Tuesday, February 05, 2008

All I want is a Super Tuesday for Venezuela!

I guess today is the perfect day to be sick and stay in bed with a big box of Kleenex handy and my big fuzzy cat making some purring company. My nose feels as big as the state of Kansas, also very runny. My eyes, very watery and itchy. I wish I can take my nose and eyes off and leave them by the sink for a rest. In any case, my discomfort haven't prevented me to be following up all the Super Tuesday news on the TV and the blogs like the obsessive maniac I am. I loved to watch the bios of the candidates. Republicans or Democrats, all very accomplished people.

Photos via Yahoo, San Diego Union Tribune and El Universal.

In spite of my cold, I had to do some errands early this morning. The street felt so normal for this Venezuelan monkey, no "Plan República", no intimidating military with guns up to their eyeballs "taking care" of the voting polls. Business as usual, in my little California neighborhood. People going to their works with little stickers that said "I voted". The streets blocked will elderly driving their also elderly cars doing their errands at 5 miles per hour. I imagine also that part of the errands were to go to vote in person to the voting poll. One of the nicest thing of the electoral system in the US is that you can cast your vote in advance and sent it by mail so you can go to work and not to worry about it if you don't have the luxury of taking time off for voting. Funny thing is that, in the years I have been living here, and because I wasn't a citizen and I was in school, working etc... I never noticed an electoral day but the presidential one.


It seems, for what I have read, that this Super Tuesday is having a big turnout of people. Isn't it great? I couldn't vote yet though.

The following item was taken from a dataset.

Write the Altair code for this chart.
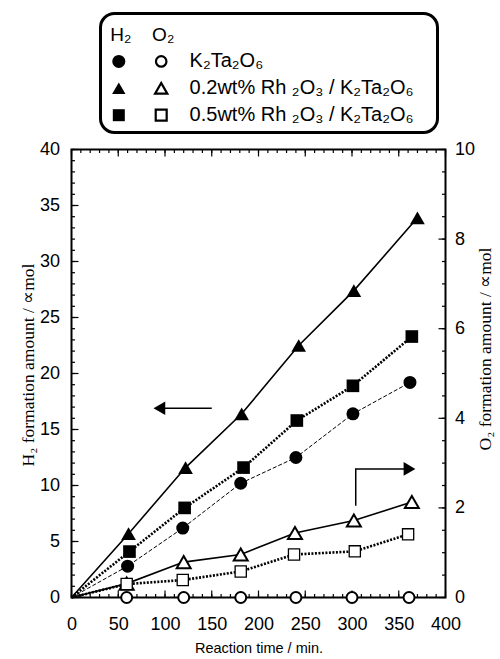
import altair as alt
import pandas as pd

# ---------------- data ----------------
series_labels = ["K₂Ta₂O₆", "0.2wt% Rh ₂O₃ / K₂Ta₂O₆", "0.5wt% Rh ₂O₃ / K₂Ta₂O₆"]
gas_labels = ["H₂", "O₂"]

# H2 formation (left axis, µmol)
h2_t_k = [60, 119, 181, 240, 301, 362]
h2_v_k = [2.8, 6.2, 10.2, 12.5, 16.4, 19.2]
h2_t_02 = [61, 122, 182, 243, 302, 370]
h2_v_02 = [5.7, 11.6, 16.4, 22.5, 27.4, 33.9]
h2_t_05 = [62, 121, 184, 241, 301, 364]
h2_v_05 = [4.1, 8.0, 11.6, 15.8, 18.9, 23.3]

# O2 formation (right axis, µmol)
o2_t_k = [59, 120, 181, 240, 300, 361]
o2_v_k = [0, 0, 0, 0, 0, 0]
o2_t_02 = [59, 120, 181, 239, 302, 364]
o2_v_02 = [0.31, 0.79, 0.96, 1.44, 1.72, 2.13]
o2_t_05 = [59, 119, 181, 238, 303, 360]
o2_v_05 = [0.30, 0.39, 0.58, 0.96, 1.03, 1.41]

# tick values
x_major = [0, 50, 100, 150, 200, 250, 300, 350, 400]
x_minor = list(range(0, 401, 10))
y_h2_major = [0, 5, 10, 15, 20, 25, 30, 35, 40]
y_h2_minor = list(range(0, 41))
y_o2_major = [0, 2, 4, 6, 8, 10]
y_o2_minor = [i * 0.5 for i in range(21)]

# annotation arrows (data coordinates)
h2_arrow_t = [150, 94]
h2_arrow_v = [16.9, 16.9]
o2_arrow_t = [304, 304, 358]
o2_arrow_v = [2.05, 2.87, 2.87]
o2_head_t = [361.5]
o2_head_v = [2.87]

# ---------------- styles ----------------
SANS = "Liberation Sans"
SERIF = "Liberation Serif"
BLACK = "black"
shapes = ["circle", "triangle-up", "square"]
filled_sizes = [169, 215, 160]
open_sizes = [120, 195, 125]
open_widths = [2, 2, 1.3]
line_styles = [
    dict(strokeWidth=1, strokeDash=[4, 2]),
    dict(strokeWidth=1.6),
    dict(strokeWidth=2.6, strokeDash=[2, 1.5]),
]

h2_t = [h2_t_k, h2_t_02, h2_t_05]
h2_v = [h2_v_k, h2_v_02, h2_v_05]
o2_t = [o2_t_k, o2_t_02, o2_t_05]
o2_v = [o2_v_k, o2_v_02, o2_v_05]

XS = alt.Scale(domain=[0, 400], nice=False)
YH2 = alt.Scale(domain=[0, 40], nice=False)
YO2 = alt.Scale(domain=[0, 10], nice=False)

x_axis = alt.Axis(values=x_major, ticks=False, domain=False, grid=False, labelFont=SANS,
                  labelFontSize=18, labelColor=BLACK, labelPadding=18, labelFlush=False,
                  labelOverlap=False, title="Reaction time / min.", titleFont=SANS,
                  titleFontSize=14.5, titleFontWeight="normal", titleColor=BLACK, titleY=51,
                  titleBaseline="middle")
y_left_axis = alt.Axis(orient="left", values=y_h2_major, ticks=False, domain=False, grid=False,
                       labelFont=SANS, labelFontSize=18, labelColor=BLACK, labelPadding=12,
                       labelFlush=False, labelOverlap=False,
                       title="H₂ formation amount / ∝mol", titleFont=SERIF, titleFontSize=17.5,
                       titleFontWeight="normal", titleColor=BLACK, titleAngle=270, titleX=-43,
                       titleY=215, titleAlign="center", titleBaseline="middle")
y_right_axis = alt.Axis(orient="right", values=y_o2_major, ticks=False, domain=False, grid=False,
                        labelFont=SANS, labelFontSize=18, labelColor=BLACK, labelPadding=9,
                        labelFlush=False, labelOverlap=False,
                        title="O₂ formation amount / ∝mol", titleFont=SERIF, titleFontSize=17.5,
                        titleFontWeight="normal", titleColor=BLACK, titleAngle=270, titleX=40,
                        titleY=199, titleAlign="center", titleBaseline="middle")

# ---------------- H2 group ----------------
xh = alt.X("t:Q", scale=XS, axis=x_axis)
yh = alt.Y("v:Q", scale=YH2, axis=y_left_axis)
h2_layers = []


def xticks(vals, at, length):
    df = pd.DataFrame({"t": vals, "v": [at] * len(vals)})
    return alt.Chart(df).mark_rule(color=BLACK, strokeWidth=1.2, y2Offset=length).encode(
        x=xh, y=yh, y2=alt.Y2("v"))


def yticks(vals, at, length, yenc, xenc):
    df = pd.DataFrame({"v": vals, "t": [at] * len(vals)})
    return alt.Chart(df).mark_rule(color=BLACK, strokeWidth=1.2, x2Offset=length).encode(
        y=yenc, x=xenc, x2=alt.X2("t"))


h2_layers.append(xticks(x_minor, 0, -3.5))
h2_layers.append(xticks(x_major, 0, -7))
h2_layers.append(xticks(x_minor, 40, 3.5))
h2_layers.append(xticks(x_major, 40, 7))
h2_layers.append(yticks(y_h2_minor, 0, 3.5, yh, xh))
h2_layers.append(yticks(y_h2_major, 0, 7, yh, xh))

for i in range(3):
    df = pd.DataFrame({"t": [0] + h2_t[i], "v": [0] + h2_v[i]})
    h2_layers.append(alt.Chart(df).mark_line(color=BLACK, **line_styles[i]).encode(x=xh, y=yh))
for i in range(3):
    df = pd.DataFrame({"t": h2_t[i], "v": h2_v[i]})
    h2_layers.append(alt.Chart(df).mark_point(shape=shapes[i], filled=True, color=BLACK,
                                              opacity=1, size=filled_sizes[i]).encode(x=xh, y=yh))
arr1 = pd.DataFrame({"t": h2_arrow_t, "v": h2_arrow_v})
h2_layers.append(alt.Chart(arr1).mark_line(color=BLACK, strokeWidth=1.5).encode(x=xh, y=yh))
h2_layers.append(alt.Chart(arr1.iloc[[1]]).mark_point(shape="triangle-left", filled=True,
                                                       color=BLACK, opacity=1, size=185)
                 .encode(x=xh, y=yh))
L1 = alt.layer(*h2_layers)

# ---------------- O2 group ----------------
xo = alt.X("t:Q", scale=XS, axis=None)
yo = alt.Y("v:Q", scale=YO2, axis=y_right_axis)
o2_layers = []
o2_layers.append(yticks(y_o2_minor, 400, -3.5, yo, xo))
o2_layers.append(yticks(y_o2_major, 400, -7, yo, xo))
for i in range(3):
    df = pd.DataFrame({"t": [0] + o2_t[i], "v": [0] + o2_v[i]})
    o2_layers.append(alt.Chart(df).mark_line(color=BLACK, **line_styles[i]).encode(x=xo, y=yo))
for i in range(3):
    df = pd.DataFrame({"t": o2_t[i], "v": o2_v[i]})
    o2_layers.append(alt.Chart(df).mark_point(shape=shapes[i], filled=True, fill="white",
                                              stroke=BLACK, strokeWidth=open_widths[i],
                                              opacity=1, size=open_sizes[i])
                     .encode(x=xo, y=yo))
arr2 = pd.DataFrame({"t": o2_arrow_t, "v": o2_arrow_v, "seq": [0, 1, 2]})
o2_layers.append(alt.Chart(arr2).mark_line(color=BLACK, strokeWidth=1.5)
                 .encode(x=xo, y=yo, order="seq:O"))
head2 = pd.DataFrame({"t": o2_head_t, "v": o2_head_v})
o2_layers.append(alt.Chart(head2).mark_point(shape="triangle-right", filled=True, color=BLACK,
                                             opacity=1, size=185).encode(x=xo, y=yo))
L2 = alt.layer(*o2_layers)

main = alt.layer(L1, L2).resolve_scale(x="independent", y="independent").properties(
    width=374, height=448, view=alt.ViewBackground(stroke=BLACK, strokeWidth=2))

# ---------------- legend ----------------
legend_cols = gas_labels + ["label"]
legend_rows = ["hdr"] + series_labels
lx = alt.X("col:N", scale=alt.Scale(type="point", domain=legend_cols, range=[18.3, 103.1],
                                    padding=0), axis=None)
ly = alt.Y("row:N", scale=alt.Scale(type="point", domain=legend_rows, range=[21, 101.7],
                                    padding=0), axis=None)

leg_layers = []
hdr = pd.DataFrame({"col": gas_labels, "row": ["hdr", "hdr"], "txt": gas_labels})
leg_layers.append(alt.Chart(hdr).mark_text(font=SANS, fontSize=19, color=BLACK, align="center",
                                           baseline="middle", dx=2)
                  .encode(x=lx, y=ly, text="txt:N"))
for i in range(3):
    d1 = pd.DataFrame({"col": [gas_labels[0]], "row": [series_labels[i]]})
    leg_layers.append(alt.Chart(d1).mark_point(shape=shapes[i], filled=True, color=BLACK,
                                               opacity=1, size=[169, 180, 144][i])
                      .encode(x=lx, y=ly))
    d2 = pd.DataFrame({"col": [gas_labels[1]], "row": [series_labels[i]]})
    leg_layers.append(alt.Chart(d2).mark_point(shape=shapes[i], filled=True, fill="white",
                                               stroke=BLACK, strokeWidth=2.2, opacity=1,
                                               size=[110, 150, 120][i])
                      .encode(x=lx, y=ly))
lab = pd.DataFrame({"col": ["label"] * 3, "row": series_labels, "txt": series_labels})
leg_layers.append(alt.Chart(lab).mark_text(font=SANS, fontSize=20, color=BLACK, align="left",
                                           baseline="middle", dx=-14)
                  .encode(x=lx, y=ly, text="txt:N"))
legend = alt.layer(*leg_layers).properties(
    width=337, height=119,
    view=alt.ViewBackground(stroke=BLACK, strokeWidth=3, cornerRadius=14, fill="white"))

spacer = alt.Chart(pd.DataFrame({"s": [0]})).mark_point(opacity=0, size=1).encode(
    x=alt.value(1), y=alt.value(1)).properties(
    width=26, height=119, view=alt.ViewBackground(stroke="transparent"))

top = alt.hconcat(spacer, legend, spacing=0)

chart = alt.vconcat(top, main, spacing=5).properties(
    padding={"left": 18.5, "top": 11.5, "right": 0, "bottom": 0},
    background="white",
).configure_view(stroke="transparent")

chart.save("out.html", embed_options={"renderer": "svg", "actions": False})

I am still in the process to become an American citizen, so I guess I will cast my vote in November hopefully, otherwise America will have to wait for my opinion for the next electoral process.

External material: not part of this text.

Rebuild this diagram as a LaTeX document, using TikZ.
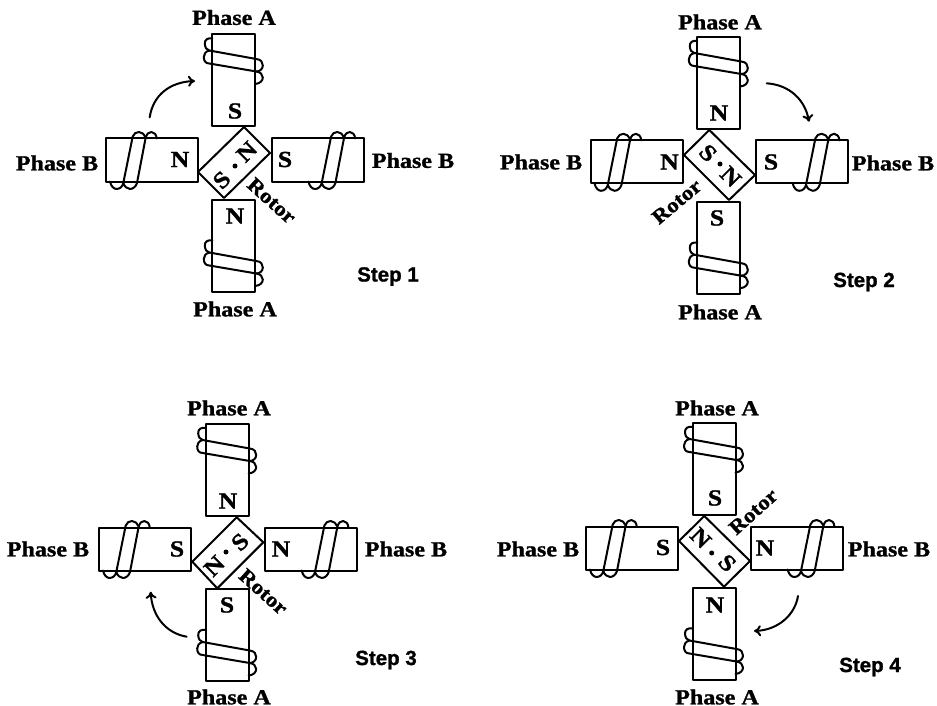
\documentclass[tikz,border=0pt]{standalone}
\usepackage{fontspec}
\newfontfamily\stepfont[FakeBold=1.2,UprightFont=* Bold]{Liberation Sans}
\newfontfamily\heavy[FakeStretch=1.12,FakeBold=1.2,UprightFont=* Bold]{Liberation Serif}
\usetikzlibrary{arrows.meta}
\tikzset{
  lineart/.style={line width=2pt,black,line cap=round,line join=round},
  vpolebox/.style={draw,lineart,rectangle,anchor=north west,minimum width=43pt,minimum height=92pt,inner sep=0pt,outer sep=0pt},
  hpolebox/.style={draw,lineart,rectangle,anchor=north west,minimum width=92pt,minimum height=43pt,inner sep=0pt,outer sep=0pt},
  phaselabel/.style={font=\heavy\fontsize{21.5}{24}\selectfont,inner sep=0pt},
  polelabel/.style={font=\heavy\fontsize{23}{26}\selectfont,inner sep=0pt},
  rotorlabel/.style={font=\heavy\fontsize{20.5}{22}\selectfont,inner sep=0pt},
  steplabel/.style={font=\stepfont\fontsize{20.5}{24}\selectfont,inner sep=0pt},
  rotordot/.style={circle,fill=black,inner sep=0pt,minimum size=5pt},
  turnarrow/.style={lineart,-{To[length=7pt,width=11pt]}},
}
\newcommand{\vcoil}[3]{%
  \begin{scope}[shift={(#1,#2)},yshift=-#3pt]
    \draw[lineart] (0,4) .. controls (-4,3) and (-8,5) .. (-7.5,9.5) .. controls (-7,13) and (-6,15.5) .. (-3,16) -- (44,24.5) .. controls (49,25) and (50.5,28) .. (50.5,31) .. controls (50.5,34) and (48,37) .. (44,37);
    \draw[lineart] (-3,16) .. controls (-7,17) and (-8.5,20) .. (-8.5,22.5) .. controls (-8.5,26) and (-7,29) .. (-3,29) -- (44,37) .. controls (48,37.5) and (50.5,40) .. (50.5,43) .. controls (50.5,46) and (48,49) .. (43,49.5);
  \end{scope}}
\newcommand{\hcoil}[3]{%
  \begin{scope}[shift={(#1,#2)},xshift=#3pt]
    \draw[lineart] (4,43) .. controls (5,48) and (8,50.5) .. (10.5,50.5) .. controls (14,50.5) and (16.5,48) .. (17.3,44.5) -- (26.7,-2) .. controls (28,-5) and (30,-6.5) .. (33,-6.5) .. controls (36,-6.5) and (38.5,-4) .. (39.7,-1) -- (31,44.5) .. controls (30,48) and (27,50.5) .. (24,50.5) .. controls (21,50.5) and (18.5,48) .. (17.3,44.5);
    \draw[lineart] (39.7,-1) .. controls (41,-5) and (43,-6.5) .. (45.5,-6.5) .. controls (48,-6.5) and (50.5,-4) .. (50.7,0);
  \end{scope}}
\newcommand{\rotorbox}[9]{%
  \coordinate (#1t) at (#2,#3);
  \coordinate (#1r) at (#4,#5);
  \coordinate (#1b) at (#6,#7);
  \coordinate (#1l) at (#8,#9);
  \draw[lineart] (#1t) -- (#1r) -- (#1b) -- (#1l) -- cycle;}
\begin{document}
\begin{tikzpicture}[x=1pt,y=-1pt]
\useasboundingbox (0,0) rectangle (937,706);
% ---------- Step 1
\node[vpolebox] (atop1) at (212.3,34.5) {};
\node[vpolebox] (abot1) at (212.3,199.5) {};
\node[hpolebox] (bleft1) at (106,138.5) {};
\node[hpolebox] (bright1) at (271.7,138.5) {};
\vcoil{212.3}{34.5}{0}\vcoil{212.3}{199.5}{37}
\hcoil{106}{138.5}{0}\hcoil{271.7}{138.5}{32.7}
\rotorbox{ra}{244}{127}{270}{153}{224}{198}{198}{172}
\node[polelabel] (pa1) at (235,111) {S};
\node[polelabel] (pb1) at (180,159.5) {N};
\node[polelabel] (pc1) at (285,159.5) {S};
\node[polelabel] (pd1) at (235,216) {N};
\node[polelabel,rotate=45] (rn1) at (246.7,151.7) {N};
\node[polelabel,rotate=45] (rs1) at (221.7,180) {S};
\node[rotordot] (dot1) at (235,166) {};
\node[rotorlabel,rotate=-42] (rot1) at (271.7,200.7) {Rotor};
\node[phaselabel] (la1) at (234,17.5) {Phase A};
\node[phaselabel] (lb1) at (235,309) {Phase A};
\node[phaselabel] (lc1) at (57,163) {Phase B};
\node[phaselabel] (ld1) at (413,160.5) {Phase B};
\node[steplabel] (st1) at (388,276.5) {Step 1};
\coordinate (as1) at (149.7,117.3);
\coordinate (ae1) at (195,81);
\draw[turnarrow] (as1) .. controls (153,95) and (170,82) .. (ae1);
% ---------- Step 2
\node[vpolebox] (atop2) at (697.3,37) {};
\node[vpolebox] (abot2) at (697.3,201.7) {};
\node[hpolebox] (bleft2) at (590.5,140.3) {};
\node[hpolebox] (bright2) at (756,140.3) {};
\vcoil{697.3}{37}{0}\vcoil{697.3}{201.7}{37}
\hcoil{590.5}{140.3}{0}\hcoil{756}{140.3}{32.7}
\rotorbox{rb}{709.3}{130}{755}{175}{729}{200}{684}{155}
\node[polelabel] (pa2) at (719,113) {N};
\node[polelabel] (pb2) at (669.5,162) {N};
\node[polelabel] (pc2) at (771,162) {S};
\node[polelabel] (pd2) at (717,218) {S};
\node[polelabel,rotate=-45] (rn2) at (730.7,176.7) {N};
\node[polelabel,rotate=-45] (rs2) at (708,153) {S};
\node[rotordot] (dot2) at (720,164) {};
\node[rotorlabel,rotate=40] (rot2) at (676.7,201.7) {Rotor};
\node[phaselabel] (la2) at (720,22) {Phase A};
\node[phaselabel] (lb2) at (720,312) {Phase A};
\node[phaselabel] (lc2) at (541,162) {Phase B};
\node[phaselabel] (ld2) at (893,163) {Phase B};
\node[steplabel] (st2) at (864,282) {Step 2};
\coordinate (as2) at (766.7,83.3);
\coordinate (ae2) at (809,121.7);
\draw[turnarrow] (as2) .. controls (790,85) and (805,100) .. (ae2);
% ---------- Step 3
\node[vpolebox] (atop3) at (205.7,424) {};
\node[vpolebox] (abot3) at (205.7,589) {};
\node[hpolebox] (bleft3) at (99,527.5) {};
\node[hpolebox] (bright3) at (265,527.5) {};
\vcoil{205.7}{424}{0}\vcoil{205.7}{589}{37}
\hcoil{99}{527.5}{0}\hcoil{265}{527.5}{32.7}
\rotorbox{rc}{236.7}{517.3}{263.3}{542.3}{217.3}{588.3}{192.3}{561.7}
\node[polelabel] (pa3) at (228,501) {N};
\node[polelabel] (pb3) at (177,549) {S};
\node[polelabel] (pc3) at (281,549) {N};
\node[polelabel] (pd3) at (227,605) {S};
\node[polelabel,rotate=45] (rn3) at (214.3,566) {N};
\node[polelabel,rotate=45] (rs3) at (240,542) {S};
\node[rotordot] (dot3) at (226,552) {};
\node[rotorlabel,rotate=-42] (rot3) at (263.3,591.7) {Rotor};
\node[phaselabel] (la3) at (229,408) {Phase A};
\node[phaselabel] (lb3) at (229,697) {Phase A};
\node[phaselabel] (lc3) at (48,549) {Phase B};
\node[phaselabel] (ld3) at (406,549) {Phase B};
\node[steplabel] (st3) at (386,660) {Step 3};
\coordinate (as3) at (186.7,636.7);
\coordinate (ae3) at (150.7,591.7);
\draw[turnarrow] (as3) .. controls (165,633) and (152,615) .. (ae3);
% ---------- Step 4
\node[vpolebox] (atop4) at (692.5,423) {};
\node[vpolebox] (abot4) at (692.5,587.5) {};
\node[hpolebox] (bleft4) at (586,526.5) {};
\node[hpolebox] (bright4) at (751,526.5) {};
\vcoil{692.5}{423}{0}\vcoil{692.5}{587.5}{37}
\hcoil{586}{526.5}{0}\hcoil{751}{526.5}{32.7}
\rotorbox{rd}{704.3}{516}{750}{561}{724}{586.7}{679}{541}
\node[polelabel] (pa4) at (715,498) {S};
\node[polelabel] (pb4) at (663,547.5) {S};
\node[polelabel] (pc4) at (765,548) {N};
\node[polelabel] (pd4) at (715,605) {N};
\node[polelabel,rotate=-45] (rn4) at (700.7,538) {N};
\node[polelabel,rotate=-45] (rs4) at (727.3,563) {S};
\node[rotordot] (dot4) at (711.7,553) {};
\node[rotorlabel,rotate=42] (rot4) at (753.3,511.7) {Rotor};
\node[phaselabel] (la4) at (717,408) {Phase A};
\node[phaselabel] (lb4) at (717,697) {Phase A};
\node[phaselabel] (lc4) at (538,549) {Phase B};
\node[phaselabel] (ld4) at (889,549) {Phase B};
\node[steplabel] (st4) at (870,667) {Step 4};
\coordinate (as4) at (798,596);
\coordinate (ae4) at (754,631);
\draw[turnarrow] (as4) .. controls (795,615) and (778,630) .. (ae4);
\end{tikzpicture}
\end{document}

The casting ballots needed to be read in advance, not only you are voting for people, but usually every state stacks a whole bunch of propositions for your state and city that if you haven't made up your mind for the day of the election, probably you wouldn't be able to do it so. You can ask for a Democratic or a Republican ballot, if you want. I am not sure what's the difference.

So, primaries are not only a "thing" coming from internal political parties. No, they belong to the electoral system of the country, and as it belong to all, the state also takes advantage of it by asking their citizens for their opinion on other matters.

Wouldn't be great for a country like Venezuela to have a day like this in its lifetime? Unfortunately, people who belong to the political parties in Venezuela, doesn't think so. They don't feel like pushing the issue. I feel terrible that Venezuela's political parties are not ready to embrace a real needed change. They prefer to keep choosing their candidates by close doors, like the old "Acción Democrática" used to do. Katy (also here) and Quico talked about this important issue a couple of weeks ago.

I have the feeling the political parties haven't got the message yet. Acción Democrática lost their stand not because of its social democratic ideology, but because of its cogollo (*). People got tired of the clientilism, and decided to launch themselves desperately to the abyss voting for a loser Lt. Col. who had intended a coup and failed, but promised to eliminate corruption and the "cogollocracia". Well, we know by now that all of that was a lie. That the corruption an the cogollocracia has only evolved to an alarming level of amorality never seen before. That now it's not corruption between Adecos and Copeyanos, but between Chavistas (who belonged once to AD and Copei)...
Wouldn't be nice for the neighborhods and barriadas to choose their leaders and see those leaders grow and take more important positions in the political life of the country if their keep being elected? Isn't it what democracy and participatory democracy is all about?

Maybe this is the time for a new party to come to the surface and implement primaries, so they will elevate the standards for the other to do it so too. Maybe this party will come from the student movement. Dreams don't cost a thing.




(*)
cogollo: It's the small appendage found in the upper part of the piña. In Venezuelan politics, the cogollo means the top. The top people.

Note: Please take note of the pictures of the primaries in the USA, people voting on private homes, laundry mats, diners and even abroad. In Venezuela, the drill of an electoral process is super different. Very intimidating. Military with guns everywhere. Wouldn't be nice to make elections as normal and festive as they do it in the USA?